Please print the lines between the one with "Write a Python" and the one with "import seaborn as sns", both ends included, exactly as written, with no pictures.

'''

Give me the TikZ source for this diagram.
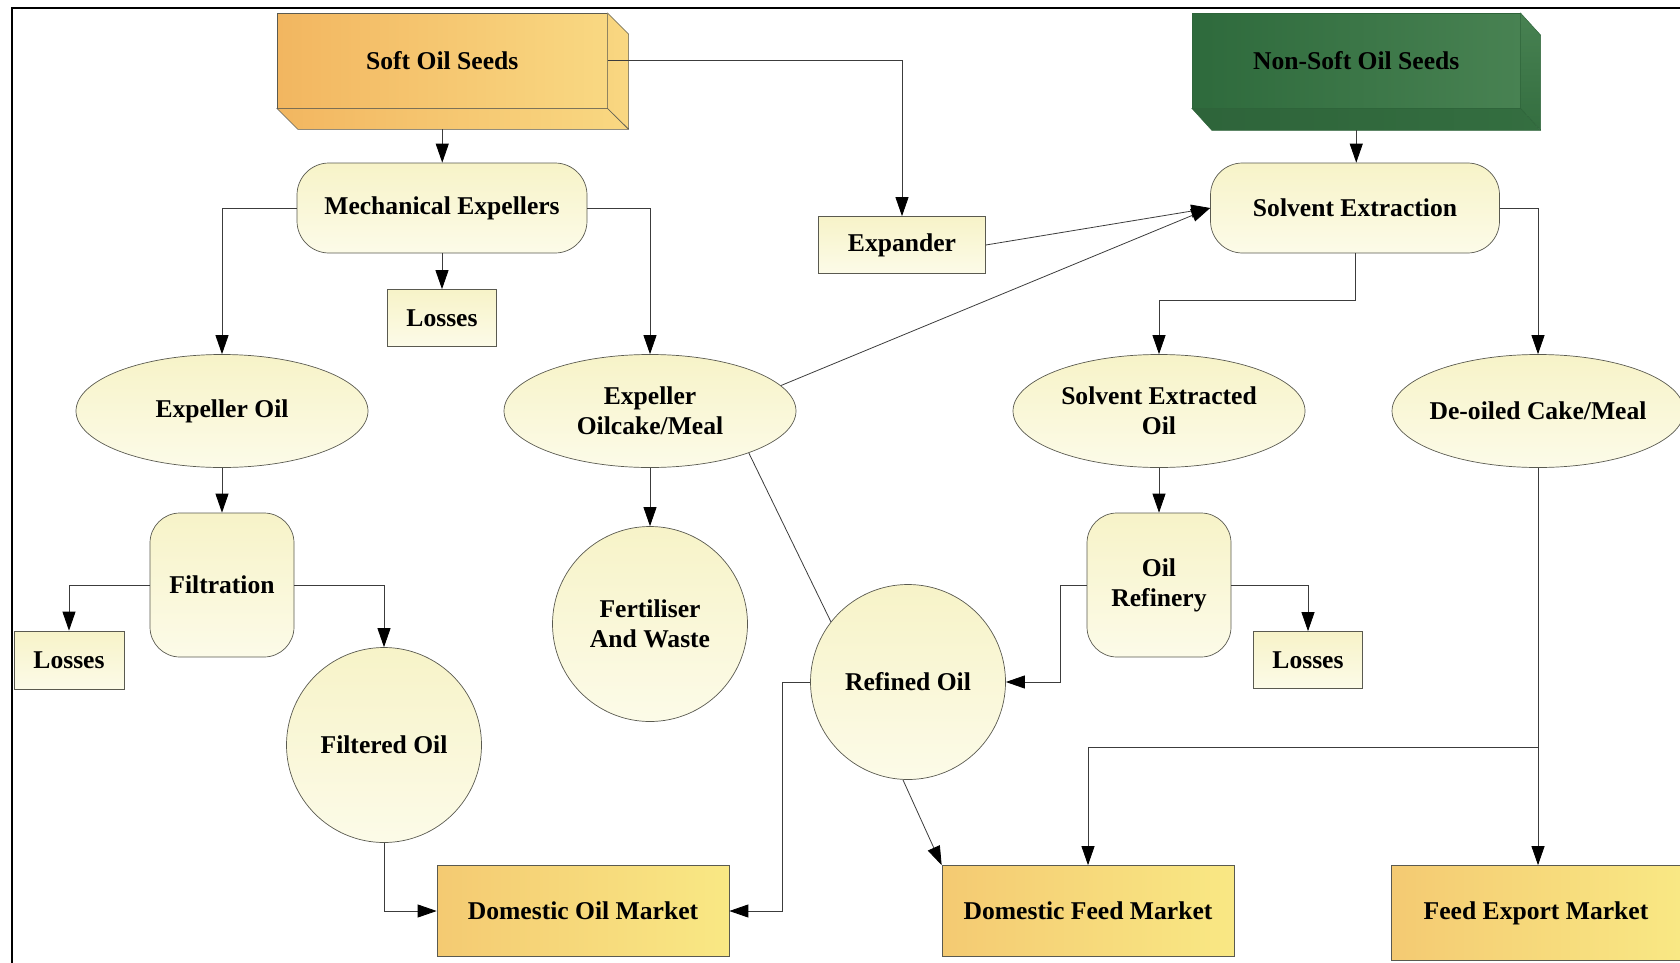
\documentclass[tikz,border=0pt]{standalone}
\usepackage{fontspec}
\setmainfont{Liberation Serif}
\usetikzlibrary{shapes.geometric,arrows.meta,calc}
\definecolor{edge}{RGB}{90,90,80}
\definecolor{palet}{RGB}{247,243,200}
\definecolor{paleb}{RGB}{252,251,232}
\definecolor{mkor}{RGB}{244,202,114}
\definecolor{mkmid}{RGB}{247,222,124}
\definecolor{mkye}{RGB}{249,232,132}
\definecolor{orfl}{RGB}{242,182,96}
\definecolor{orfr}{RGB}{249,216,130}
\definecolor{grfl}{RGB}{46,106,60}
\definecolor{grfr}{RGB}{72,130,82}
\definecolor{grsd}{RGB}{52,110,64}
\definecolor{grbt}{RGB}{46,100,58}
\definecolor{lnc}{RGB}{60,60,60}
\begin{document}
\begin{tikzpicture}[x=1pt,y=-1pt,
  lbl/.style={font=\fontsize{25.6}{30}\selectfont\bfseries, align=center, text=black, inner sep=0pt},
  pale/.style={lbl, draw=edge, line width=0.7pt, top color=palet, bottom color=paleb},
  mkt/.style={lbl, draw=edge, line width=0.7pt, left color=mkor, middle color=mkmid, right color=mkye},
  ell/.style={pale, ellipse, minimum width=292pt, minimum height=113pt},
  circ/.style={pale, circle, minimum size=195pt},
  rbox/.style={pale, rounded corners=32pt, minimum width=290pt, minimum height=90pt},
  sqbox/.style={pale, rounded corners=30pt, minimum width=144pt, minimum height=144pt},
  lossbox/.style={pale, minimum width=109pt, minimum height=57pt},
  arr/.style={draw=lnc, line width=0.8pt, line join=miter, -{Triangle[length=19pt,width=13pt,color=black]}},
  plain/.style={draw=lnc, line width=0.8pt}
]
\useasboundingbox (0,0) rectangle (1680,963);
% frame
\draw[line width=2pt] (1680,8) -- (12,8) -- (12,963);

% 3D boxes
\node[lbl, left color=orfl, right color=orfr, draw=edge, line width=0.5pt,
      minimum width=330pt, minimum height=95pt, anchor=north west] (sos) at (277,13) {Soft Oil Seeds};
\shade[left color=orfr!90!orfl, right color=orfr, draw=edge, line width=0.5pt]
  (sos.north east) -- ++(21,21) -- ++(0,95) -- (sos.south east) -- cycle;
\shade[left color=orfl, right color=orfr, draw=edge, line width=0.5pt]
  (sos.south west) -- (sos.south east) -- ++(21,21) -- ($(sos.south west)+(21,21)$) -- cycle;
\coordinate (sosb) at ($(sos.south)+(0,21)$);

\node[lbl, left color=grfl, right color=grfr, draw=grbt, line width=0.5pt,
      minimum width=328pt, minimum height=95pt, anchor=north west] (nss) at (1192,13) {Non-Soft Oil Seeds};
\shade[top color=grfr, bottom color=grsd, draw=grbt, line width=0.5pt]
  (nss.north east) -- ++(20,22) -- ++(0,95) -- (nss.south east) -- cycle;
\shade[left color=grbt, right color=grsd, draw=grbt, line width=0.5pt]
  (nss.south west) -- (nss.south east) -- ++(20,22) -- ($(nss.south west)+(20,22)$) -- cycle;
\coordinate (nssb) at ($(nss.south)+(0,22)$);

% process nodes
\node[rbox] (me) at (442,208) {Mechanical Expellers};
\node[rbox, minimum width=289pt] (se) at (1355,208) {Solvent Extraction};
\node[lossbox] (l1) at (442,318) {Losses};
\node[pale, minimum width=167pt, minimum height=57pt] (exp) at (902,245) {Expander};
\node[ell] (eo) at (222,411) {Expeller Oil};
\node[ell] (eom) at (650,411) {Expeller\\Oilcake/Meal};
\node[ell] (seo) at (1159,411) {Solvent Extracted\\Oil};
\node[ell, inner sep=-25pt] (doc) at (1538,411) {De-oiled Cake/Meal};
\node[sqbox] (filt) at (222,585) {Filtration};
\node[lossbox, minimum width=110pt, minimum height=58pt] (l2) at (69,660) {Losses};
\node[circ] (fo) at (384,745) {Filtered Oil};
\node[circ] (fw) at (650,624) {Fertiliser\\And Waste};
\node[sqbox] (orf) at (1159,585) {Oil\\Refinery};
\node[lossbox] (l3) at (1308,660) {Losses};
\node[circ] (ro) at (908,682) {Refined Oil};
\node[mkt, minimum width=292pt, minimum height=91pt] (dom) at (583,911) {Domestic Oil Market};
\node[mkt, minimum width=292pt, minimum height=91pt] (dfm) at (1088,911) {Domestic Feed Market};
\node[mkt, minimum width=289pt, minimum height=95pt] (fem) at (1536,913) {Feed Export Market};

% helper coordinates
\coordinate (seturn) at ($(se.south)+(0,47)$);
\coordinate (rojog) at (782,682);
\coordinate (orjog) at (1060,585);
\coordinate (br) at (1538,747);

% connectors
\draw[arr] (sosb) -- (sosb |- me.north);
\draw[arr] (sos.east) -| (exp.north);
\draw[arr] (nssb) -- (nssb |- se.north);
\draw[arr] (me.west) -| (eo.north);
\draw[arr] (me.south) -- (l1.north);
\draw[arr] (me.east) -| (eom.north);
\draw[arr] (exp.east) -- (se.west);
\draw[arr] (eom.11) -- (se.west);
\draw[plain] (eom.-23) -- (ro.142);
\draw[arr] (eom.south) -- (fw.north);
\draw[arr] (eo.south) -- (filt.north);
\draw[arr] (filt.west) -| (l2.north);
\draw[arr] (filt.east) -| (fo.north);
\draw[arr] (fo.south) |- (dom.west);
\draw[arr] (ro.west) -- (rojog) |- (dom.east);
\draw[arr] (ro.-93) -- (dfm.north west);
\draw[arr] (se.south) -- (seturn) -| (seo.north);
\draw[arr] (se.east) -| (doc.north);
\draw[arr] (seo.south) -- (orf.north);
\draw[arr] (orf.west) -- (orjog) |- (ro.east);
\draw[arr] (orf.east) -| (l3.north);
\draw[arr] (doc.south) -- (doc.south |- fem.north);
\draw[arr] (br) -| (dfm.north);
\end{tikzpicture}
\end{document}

'''
'''

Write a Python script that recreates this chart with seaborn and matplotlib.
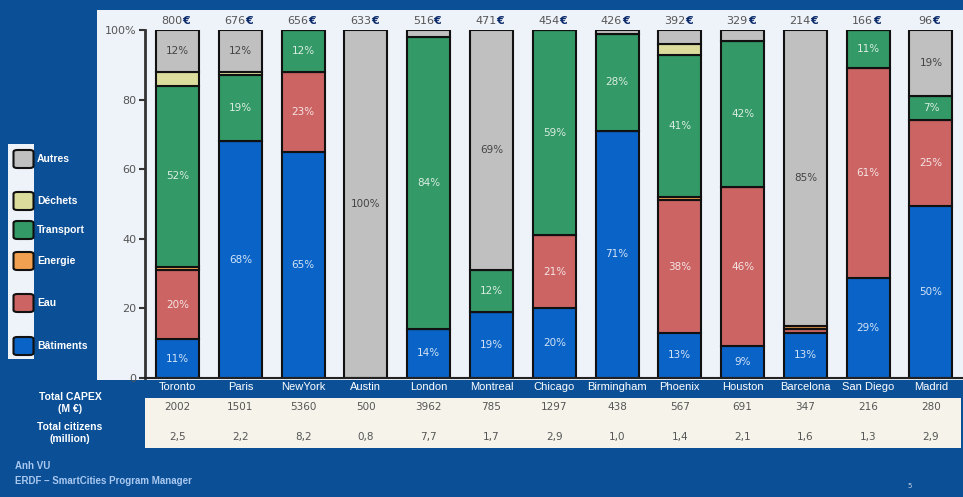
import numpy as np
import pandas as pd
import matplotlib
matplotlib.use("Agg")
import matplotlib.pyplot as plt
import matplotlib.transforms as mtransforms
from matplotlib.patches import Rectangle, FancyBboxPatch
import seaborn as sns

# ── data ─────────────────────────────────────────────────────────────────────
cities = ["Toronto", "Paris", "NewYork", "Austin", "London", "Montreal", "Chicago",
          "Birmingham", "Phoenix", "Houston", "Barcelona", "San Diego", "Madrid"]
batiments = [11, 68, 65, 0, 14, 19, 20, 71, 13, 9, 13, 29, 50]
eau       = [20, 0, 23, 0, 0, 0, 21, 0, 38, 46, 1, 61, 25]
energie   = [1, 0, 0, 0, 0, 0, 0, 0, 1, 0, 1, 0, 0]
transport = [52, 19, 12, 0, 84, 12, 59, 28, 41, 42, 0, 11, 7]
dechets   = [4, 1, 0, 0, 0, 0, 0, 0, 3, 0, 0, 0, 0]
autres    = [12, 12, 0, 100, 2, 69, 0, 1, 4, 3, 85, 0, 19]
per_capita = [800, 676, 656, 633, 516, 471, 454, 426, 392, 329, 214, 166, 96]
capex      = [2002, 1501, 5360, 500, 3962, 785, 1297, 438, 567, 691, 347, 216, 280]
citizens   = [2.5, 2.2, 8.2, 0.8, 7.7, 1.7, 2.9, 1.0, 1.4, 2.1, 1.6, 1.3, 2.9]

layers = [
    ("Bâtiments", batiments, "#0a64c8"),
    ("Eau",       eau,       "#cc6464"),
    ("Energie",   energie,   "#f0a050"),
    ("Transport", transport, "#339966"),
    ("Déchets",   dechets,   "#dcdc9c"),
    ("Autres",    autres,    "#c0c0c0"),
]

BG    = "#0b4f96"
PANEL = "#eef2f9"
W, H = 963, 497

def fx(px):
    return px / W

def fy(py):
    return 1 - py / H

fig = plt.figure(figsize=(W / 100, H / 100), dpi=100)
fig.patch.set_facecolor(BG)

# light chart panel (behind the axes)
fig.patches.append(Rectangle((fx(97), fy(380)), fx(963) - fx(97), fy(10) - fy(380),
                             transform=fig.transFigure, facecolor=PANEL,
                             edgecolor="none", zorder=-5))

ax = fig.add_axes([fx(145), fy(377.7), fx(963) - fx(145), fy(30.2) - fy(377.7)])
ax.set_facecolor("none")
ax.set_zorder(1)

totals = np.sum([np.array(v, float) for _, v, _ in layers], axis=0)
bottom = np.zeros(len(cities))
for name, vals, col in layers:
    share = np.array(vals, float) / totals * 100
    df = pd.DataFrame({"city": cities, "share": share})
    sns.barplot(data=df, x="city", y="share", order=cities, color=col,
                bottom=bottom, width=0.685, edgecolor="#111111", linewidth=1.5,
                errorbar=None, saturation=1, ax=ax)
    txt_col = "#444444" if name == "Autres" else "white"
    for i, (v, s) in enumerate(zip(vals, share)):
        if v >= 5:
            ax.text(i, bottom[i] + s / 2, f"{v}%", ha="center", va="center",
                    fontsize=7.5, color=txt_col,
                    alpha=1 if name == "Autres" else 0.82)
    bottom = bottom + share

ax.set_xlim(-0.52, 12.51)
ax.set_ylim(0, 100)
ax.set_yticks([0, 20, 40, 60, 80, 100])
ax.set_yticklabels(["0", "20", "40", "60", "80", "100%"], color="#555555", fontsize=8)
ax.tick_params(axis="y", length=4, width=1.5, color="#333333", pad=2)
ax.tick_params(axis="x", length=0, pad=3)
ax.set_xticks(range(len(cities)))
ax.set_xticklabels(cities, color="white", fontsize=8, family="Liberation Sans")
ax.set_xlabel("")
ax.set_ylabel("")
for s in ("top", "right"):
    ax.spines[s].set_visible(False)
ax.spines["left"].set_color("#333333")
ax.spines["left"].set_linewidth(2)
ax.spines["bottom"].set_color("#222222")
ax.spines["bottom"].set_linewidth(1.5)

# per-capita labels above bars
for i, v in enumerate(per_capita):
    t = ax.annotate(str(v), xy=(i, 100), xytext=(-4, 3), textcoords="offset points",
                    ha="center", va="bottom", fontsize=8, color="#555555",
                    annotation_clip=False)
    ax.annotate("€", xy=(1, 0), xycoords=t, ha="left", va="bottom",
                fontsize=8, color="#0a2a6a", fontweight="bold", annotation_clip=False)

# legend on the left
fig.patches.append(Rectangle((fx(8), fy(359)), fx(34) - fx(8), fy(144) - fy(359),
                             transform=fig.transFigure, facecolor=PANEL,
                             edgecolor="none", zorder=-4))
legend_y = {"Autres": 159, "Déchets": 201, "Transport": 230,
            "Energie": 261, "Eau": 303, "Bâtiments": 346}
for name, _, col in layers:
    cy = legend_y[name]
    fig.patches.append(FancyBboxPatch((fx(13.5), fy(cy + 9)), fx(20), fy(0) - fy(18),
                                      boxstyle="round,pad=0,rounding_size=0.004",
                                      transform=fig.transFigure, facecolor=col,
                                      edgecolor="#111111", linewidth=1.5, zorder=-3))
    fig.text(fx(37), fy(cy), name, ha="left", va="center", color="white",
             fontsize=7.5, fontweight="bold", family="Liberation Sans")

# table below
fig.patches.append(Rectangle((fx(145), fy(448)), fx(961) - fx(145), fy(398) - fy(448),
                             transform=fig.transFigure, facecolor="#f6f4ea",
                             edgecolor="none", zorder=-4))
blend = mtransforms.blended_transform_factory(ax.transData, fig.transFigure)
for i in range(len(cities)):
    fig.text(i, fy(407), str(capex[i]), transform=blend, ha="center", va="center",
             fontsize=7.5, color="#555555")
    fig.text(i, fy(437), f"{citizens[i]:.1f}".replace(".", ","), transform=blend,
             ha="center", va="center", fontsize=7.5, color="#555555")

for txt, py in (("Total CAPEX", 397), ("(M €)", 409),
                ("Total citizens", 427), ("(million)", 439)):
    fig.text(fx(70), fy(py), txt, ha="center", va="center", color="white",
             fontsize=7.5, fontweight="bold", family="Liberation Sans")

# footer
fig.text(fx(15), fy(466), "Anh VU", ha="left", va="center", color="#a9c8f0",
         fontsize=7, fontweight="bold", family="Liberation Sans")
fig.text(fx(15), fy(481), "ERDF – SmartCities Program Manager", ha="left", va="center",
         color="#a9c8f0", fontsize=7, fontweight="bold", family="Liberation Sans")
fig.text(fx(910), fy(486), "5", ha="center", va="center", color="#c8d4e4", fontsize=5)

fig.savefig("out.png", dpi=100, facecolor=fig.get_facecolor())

'''

**Result of this task**
Write a Python script that recreates this chart with seaborn and matplotlib.
import numpy as np
import pandas as pd
import matplotlib
matplotlib.use("Agg")
import matplotlib.pyplot as plt
import matplotlib.transforms as mtransforms
from matplotlib.patches import Rectangle, FancyBboxPatch
import seaborn as sns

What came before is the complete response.